« Sans la peine de mort est-ce la peine de vivre ? »

 

Source : Le Royaume de l’Au-delà par Thomas Edison, précédé de Machines nécrophoniques par Philippe Baudouin, éditions Jérôme Millon, collection Golgotha.

Thomas Edison appartient à la race des « thanatopracticiens. » Sa vie durant, il n’a cessé d’œuvrer en faveur d’une ingénierie de la mort. La plupart des objets techniques qu’il conçoit ou perfectionne font resurgie le caractère à la fois spectaculaire et mystérieux des phénomènes liés à la découverte de l’électricité, que le mesmérisme et le spiritisme avaient déjà exploité en leur temps.

Et l’invention du phonographe n’est que l’un des signes d’une telle attirance : lointains ancêtres du cinématographe des frères Lumières, le kinétoscope et le kinétographe, que met au point Edison en 1888, prolongent à leur tour ce même mouvement de propagation des fantômes électriques. C’est d’ailleurs à cette même époque que l’inventeur américain s’engage dans une bataille féroce contre le courant alternatif, que défendent les ingénieurs George Westinghouse et Nikola Tesla.

Pour remporter la victoire sur ses concurrents, Edison met en scène plusieurs électrocutions publiques d’animaux, la plus célèbre demeurant la mise à mort de l’éléphant Topsy, le 4 janvier 1093, filmée par ses propres employés, afin de prouver, au moyen d’une scénographie morbide, la plus grande dangerosité du courant alternatif. Cette obsession pour le pouvoir destructeur de l’électricité ne cessera de hanter Edison qui met au point la première chaise électrique de l’État de New-York. Le premier test effectué au début du mois d’août 1890 donnera lieu à un spectacle de cris et de sang insoutenable pour les quelques témoins de l’expérience : William Klemmer, le condamné, meurt après une agonie de plusieurs heures durant lesquelles il s’est vu administrer des décharges d’intensité croissante.

L’électricité et les techniques domestiques associées envahissent la vie quotidienne jusqu’à s’immiscer dans les tombes. Afin d’éviter les cas fâcheux d’inhumation précipitées et de répondre à la crainte d’être enterré vivant, évoquée notamment dans la nouvelle L’Ensevelissement prématuré (1844) d’Edgar Allan Poe, plusieurs inventeurs conçoivent, à partir de la fin du dix-neuvième siècle, de surprenant appareils destinés à équiper les cercueils de fils électriques et de câbles téléphoniques de toutes sortes. J.G. Krichbaum imagine en 1882 un système pneumatique permettant aux gardiens des cimetières d’observer ce qui se passe au fond des tombes.
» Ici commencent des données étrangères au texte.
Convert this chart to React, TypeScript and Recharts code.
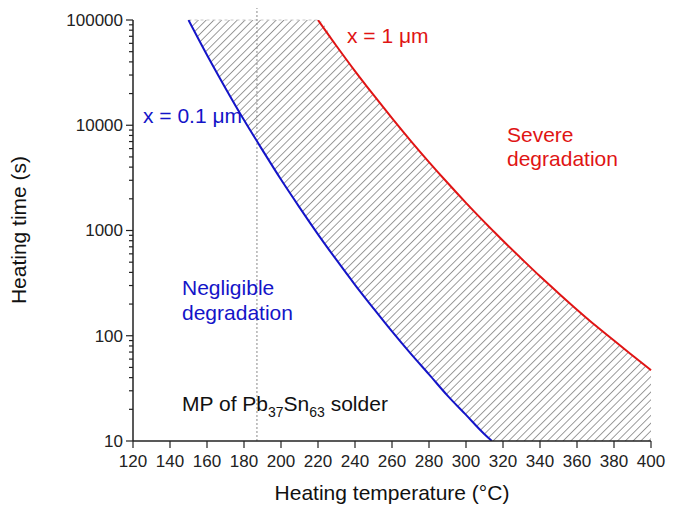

Hanté par les hurlements traumatisants d’une jeune fille enterrée vive, Michel de Karnice-Karnicky conçoit en 1899 un dispositif plus complexe : une boule de verre déposée sur la poitrine de l’inhumé est reliée à un ressort communiquant avec une boîte métallique placée sur le cercueil, au moyen d’un long tube, pour détecter d’éventuels mouvements auquel cas le dispositif déclencherait alors simultanément un drapeau ainsi qu’une sonnette pendant plusieurs minutes. La même année, Monroe Griffith dépose un brevet pour son « avertisseur télégraphique de tombe » au moyen duquel la victime d’une inhumation précipitée activera l’envoi immédiat d’un message en morse à destination du gardien du cimetière ou du poste de police.

Comment ne pas songer ici à la nouvelle Die Resurrection Co de l’écrivain allemand Walther Rathenau ? Publiée en 1898, on y découvre l’étrange projet d’une compagnie de télécommunication de relier les tombes du cimetière local au réseau téléphonique de la ville. Le récit de Rathenau semble avoir inspiré Richard Matheson dans la rédaction de sa nouvelle « Long Distance Call » (1961) dont l’adaptation télévisuelle intitulée Night Call et réalisée par Jacques Tourneur pour la série télévisée américaine La Quatrième dimension fut diffusée en 1964.